Fanático, como quase todo torcedor inglês, ele superlativou o feito do atacante do seu time, Will Grigg, que terminou a temporada 2015/2016 como artilheiro da League One, com 25 gols. O time, campeão, subiu pra segunda divisão (a Championship), o que obviamente o deixou ainda mais entusiasmado. Pra comemorar, pegou o sucesso de Gala, modificou a letra, e a transformou em “Will Grigg’s On Fire”. Veja o original:
Daí, em 31 de maio, o duo Blonde, de Bristol, Inglaterra, pegou o vídeo de Kennedey, meteu uma base dançante e logo era um dos singles mais vendidos no iTunes (com renda revertida totalmente pra caridade):
“Só sentei ali e fiz um vídeo caseiro – fiz vários antes desse – e pegou em todo mundo”, disse Kennedy ao Daily Mirror. Jacob Manson e Adam Englefield, o duo que compõe o Blode, trabalhou com o vocalista Zak Abel, e lançou com o codinome DJ Kenno, pra dar um crédito a Kennedy (“Kenno” como diminutivo de “Kennedy”).
A versão dançante completa ganhou uma letra própria, além do refrão do fã, especialmente pra Euro 2016: “Will Grigg is always scoring / The Northern Irish beast / From Wigan, to the Euro’s / To play in white and green / 28 this season / He’s on the plane to France / And when he gets the winner / We’re gonna sing and dance”.

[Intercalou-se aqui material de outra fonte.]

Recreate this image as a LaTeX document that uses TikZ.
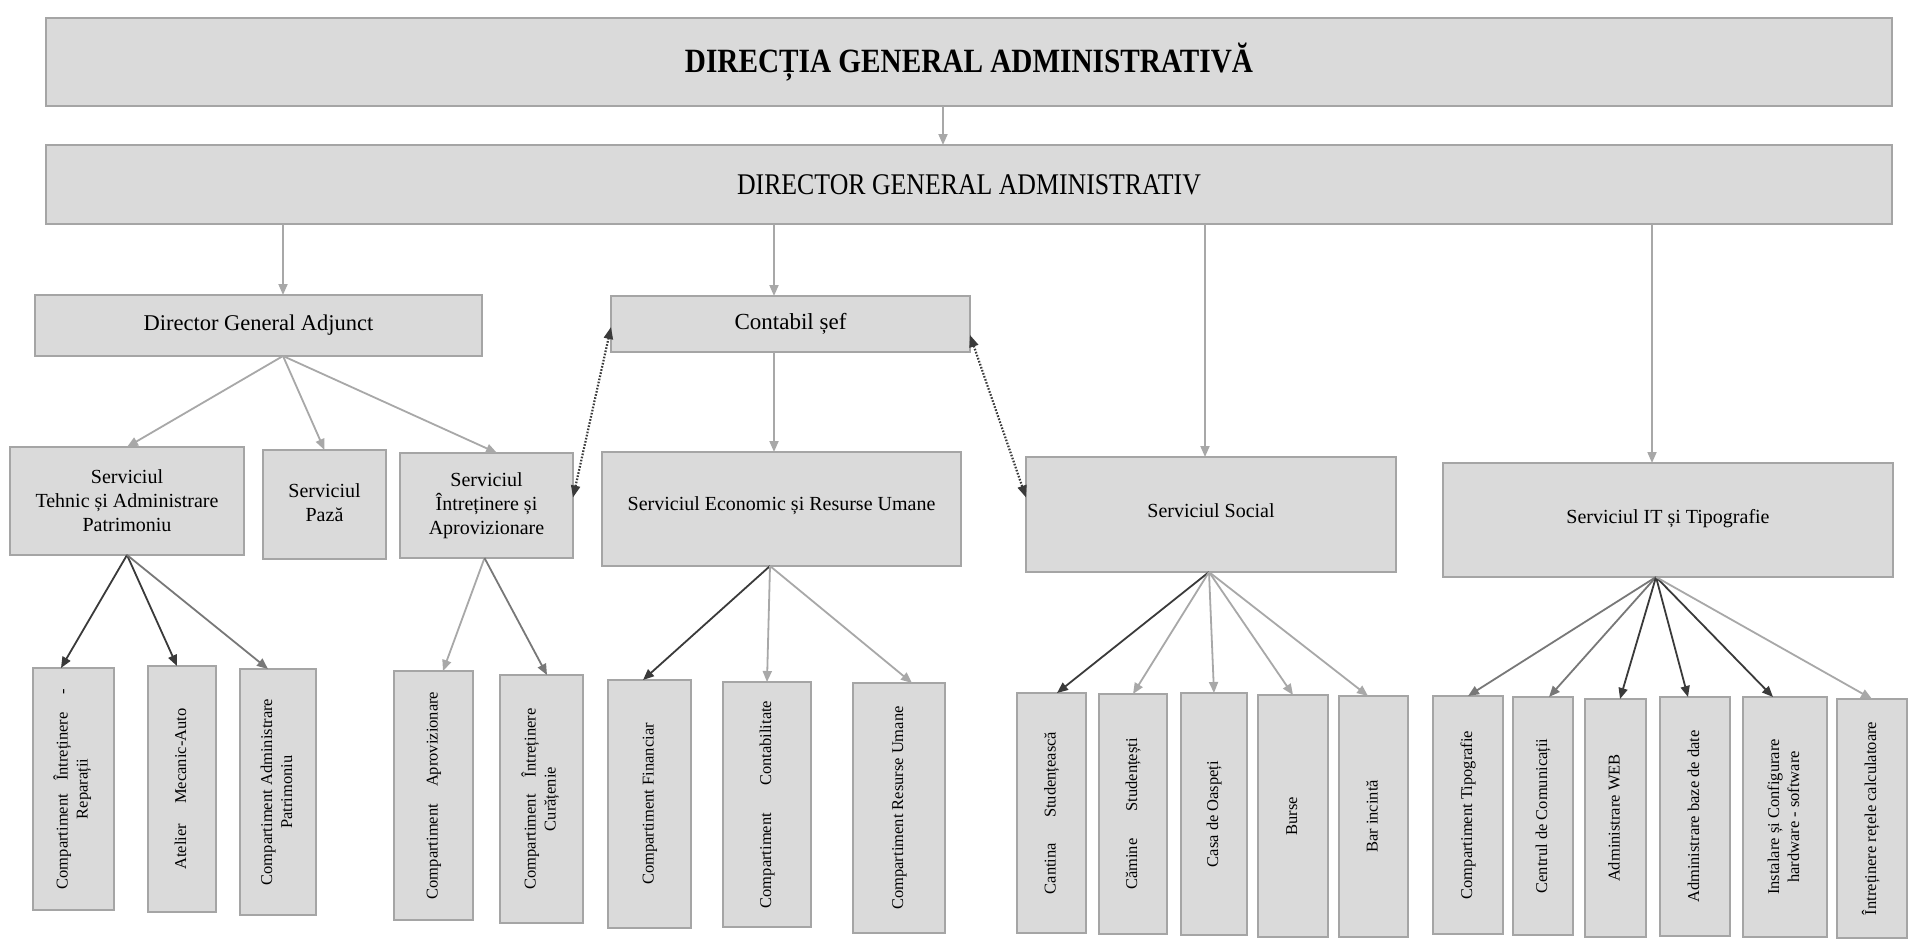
\documentclass[tikz,border=0pt]{standalone}
\usepackage{fontspec}
\usepackage{graphicx}
\setmainfont{Liberation Serif}
\newfontfamily\condfont{Liberation Serif}[FakeStretch=0.86]
\usetikzlibrary{arrows.meta}
\definecolor{boxfill}{HTML}{DADADA}
\definecolor{boxline}{HTML}{A5A5A5}
\definecolor{arrgray}{HTML}{A8A8A8}
\definecolor{arrdark}{HTML}{3A3A3A}
\definecolor{arrmid}{HTML}{787878}
\newcommand\bx[7]{\node[#7, minimum width={(#4)-(#2)}, minimum height={(#5)-(#3)}] (#1) at ({((#2)+(#4))/2},{((#3)+(#5))/2}) {#6};}
\newcommand\vt[1]{\rotatebox{90}{\begin{tabular}{@{}c@{}}#1\end{tabular}}}
\newcommand\gap[1]{\hspace{#1pt}}
\tikzset{
  box/.style={draw=boxline, fill=boxfill, line width=2pt, inner sep=0pt, outer sep=0pt, align=center},
  lthree/.style={box, font=\fontsize{20}{24}\selectfont},
  vbox/.style={box, font=\fontsize{16.5}{20}\selectfont},
  arr/.style={color=arrgray, line width=1.8pt, -{Triangle[length=11pt,width=9pt]}},
  arrd/.style={arr, color=arrdark},
  arrm/.style={arr, color=arrmid},
  dotarr/.style={color=arrdark, line width=2.2pt, dash pattern=on 1.6pt off 1.6pt, {Triangle[length=12pt,width=9pt]}-{Triangle[length=12pt,width=9pt]}}
}
\begin{document}
\begin{tikzpicture}[x=1pt,y=-1pt]
\useasboundingbox[fill=white] (0,0) rectangle (1909,942);

% top levels
\bx{top}{46}{18}{1892}{106}{DIRECȚIA GENERAL ADMINISTRATIVĂ}{box, font=\fontsize{34}{40}\condfont\bfseries}
\bx{dir}{46}{145}{1892}{224}{DIRECTOR GENERAL ADMINISTRATIV}{box, font=\fontsize{30}{36}\condfont}

% level 2
\bx{dga}{35}{295}{482}{356}{Director General Adjunct}{box, font=\fontsize{22.5}{27}\selectfont}
\bx{cs}{611}{296}{970}{352}{Contabil șef}{box, font=\fontsize{23}{27}\selectfont}

% level 3
\bx{stap}{10}{447}{244}{555}{Serviciul\\Tehnic și Administrare\\Patrimoniu}{lthree}
\bx{paza}{263}{450}{386}{559}{\raisebox{14pt}{\begin{tabular}{@{}c@{}}Serviciul\\Pază\end{tabular}}}{lthree}
\bx{sia}{400}{453}{573}{558}{Serviciul\\Întreținere și\\Aprovizionare}{lthree}
\bx{seru}{602}{452}{961}{566}{\raisebox{10pt}{Serviciul Economic și Resurse Umane}}{lthree}
\bx{soc}{1026}{457}{1396}{572}{\raisebox{8pt}{Serviciul Social}}{lthree}
\bx{it}{1443}{463}{1893}{577}{\raisebox{8pt}{Serviciul IT și Tipografie}}{lthree}

% level 4
\bx{cir}{33}{668}{114}{910}{\vt{Compartiment\gap{13}Întreținere\gap{18}-\\Reparații}}{vbox}
\bx{ate}{148}{666}{216}{912}{\vt{Atelier\gap{20}Mecanic-Auto}}{vbox}
\bx{cap}{240}{669}{316}{915}{\vt{Compartiment Administrare\\Patrimoniu}}{vbox}
\bx{apr}{394}{671}{473}{920}{\vt{Compartiment\gap{17}Aprovizionare}}{vbox}
\bx{cur}{500}{675}{583}{923}{\vt{Compartiment\gap{17}Întreținere\\Curățenie}}{vbox}
\bx{fin}{608}{680}{691}{928}{\vt{Compartiment Financiar}}{vbox}
\bx{con}{723}{682}{811}{927}{\vt{Compartiment\gap{27}Contabilitate}}{vbox}
\bx{ru}{853}{683}{945}{933}{\vt{Compartiment Resurse Umane}}{vbox}
\bx{can}{1017}{693}{1086}{933}{\vt{Cantina\gap{25}Studențească}}{vbox}
\bx{cam}{1099}{694}{1167}{934}{\vt{Cămine\gap{27}Studențești}}{vbox}
\bx{cas}{1181}{693}{1247}{935}{\vt{Casa de Oaspeți}}{vbox}
\bx{bur}{1258}{695}{1328}{937}{\vt{Burse}}{vbox}
\bx{bar}{1339}{696}{1408}{937}{\vt{Bar incintă}}{vbox}
\bx{tip}{1433}{696}{1503}{934}{\vt{Compartiment Tipografie}}{vbox}
\bx{cen}{1513}{697}{1573}{935}{\vt{Centrul de Comunicații}}{vbox}
\bx{web}{1585}{699}{1646}{937}{\vt{Administrare WEB}}{vbox}
\bx{baz}{1660}{697}{1730}{936}{\vt{Administrare baze de date}}{vbox}
\bx{ins}{1743}{697}{1827}{937}{\vt{Instalare și Configurare\\hardware - software}}{vbox}
\bx{ret}{1837}{699}{1907}{938}{\vt{Întreținere rețele calculatoare}}{vbox}

% vertical connectors
\draw[arr] ([xshift=-26pt]top.south) -- ([xshift=-26pt]dir.north);
\draw[arr] ([xshift=-686pt]dir.south) -- ([xshift=24.5pt]dga.north);
\draw[arr] ([xshift=-195pt]dir.south) -- ([xshift=-16.5pt]cs.north);
\draw[arr] ([xshift=236pt]dir.south) -- ([xshift=-6pt]soc.north);
\draw[arr] ([xshift=683pt]dir.south) -- ([xshift=-16pt]it.north);
\draw[arr] ([xshift=-16.5pt]cs.south) -- ([xshift=-7.5pt]seru.north);

% DGA fan
\draw[arr] ([xshift=24.5pt]dga.south) -- (stap.north);
\draw[arr] ([xshift=24.5pt]dga.south) -- (paza.north);
\draw[arr] ([xshift=24.5pt]dga.south) -- ([xshift=10.5pt]sia.north);

% dotted links
\draw[dotarr] ([yshift=8pt]sia.east) -- ([yshift=-3pt]cs.west);
\draw[dotarr] ([yshift=-11pt]cs.east) -- ([yshift=17pt]soc.west);

% STAP fan
\draw[arrd] (stap.south) -- ([xshift=-12.5pt]cir.north);
\draw[arrd] (stap.south) -- ([xshift=-5pt]ate.north);
\draw[arrm] (stap.south) -- ([xshift=-10pt]cap.north);

% SIA fan
\draw[arr] ([xshift=-2pt]sia.south) -- ([xshift=9.5pt]apr.north);
\draw[arrm] ([xshift=-2pt]sia.south) -- ([xshift=5.5pt]cur.north);

% SERU fan
\draw[arrd] ([xshift=-11.5pt]seru.south) -- ([xshift=-6.5pt]fin.north);
\draw[arr] ([xshift=-11.5pt]seru.south) -- (con.north);
\draw[arr] ([xshift=-11.5pt]seru.south) -- ([xshift=13pt]ru.north);

% Social fan
\draw[arrd] ([xshift=-2pt]soc.south) -- ([xshift=5.5pt]can.north);
\draw[arr] ([xshift=-2pt]soc.south) -- (cam.north);
\draw[arr] ([xshift=-2pt]soc.south) -- (cas.north);
\draw[arr] ([xshift=-2pt]soc.south) -- (bur.north);
\draw[arr] ([xshift=-2pt]soc.south) -- ([xshift=-5.5pt]bar.north);

% IT fan
\draw[arrm] ([xshift=-12pt]it.south) -- (tip.north);
\draw[arrm] ([xshift=-12pt]it.south) -- ([xshift=6pt]cen.north);
\draw[arrd] ([xshift=-12pt]it.south) -- ([xshift=4.5pt]web.north);
\draw[arrd] ([xshift=-12pt]it.south) -- ([xshift=-7pt]baz.north);
\draw[arrd] ([xshift=-12pt]it.south) -- ([xshift=-12pt]ins.north);
\draw[arr] ([xshift=-12pt]it.south) -- (ret.north);
\end{tikzpicture}
\end{document}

A ponte faz referência aos gols que ele marcou e que a torcida da Irlanda do Norte torce pra que se repitam: “He will score goals / Will will score just more and more / He will score goals / He will score them all”.
E termina no refrão absolutamente pegajoso: “Will Grigg’s on fire / Your defence is terrified” (Will Grigg tá demais / sua defesa está morrendo de medo”).
Ouça a versão completa:
Acha que é exagero? Então dê uma olhada nos torcedores norte-irlandeses na França, reagindo ao hit:
How good is this though. You just gotta love Wigan. WILL GRIGG'S ON FIRE #wafc pic.twitter.com/4KQdzunKRn
— JN (@JNorman_FFC) 9 de maio de 2016
Ao contrário de “Seven Nation Army”, “Freed From Desire” não entrou no panteão da música popular. Pelo contrário. Pouca gente lembraria dela, não fosse a brincadeira do torcedor do Wigan. Tem aí uma segunda chance.
Will Grigg foi convocado pra Seleção da Irlanda do Norte, mas é reserva. Não é nenhum Pelé. Mesmo do banco, ouve a torcida cantando seu nome. Ele é pop como nunca. Pode durar pouco, mas a música pop é assim: nos diverte e passa rápido, até a próxima grande parada, até o próximo golaço.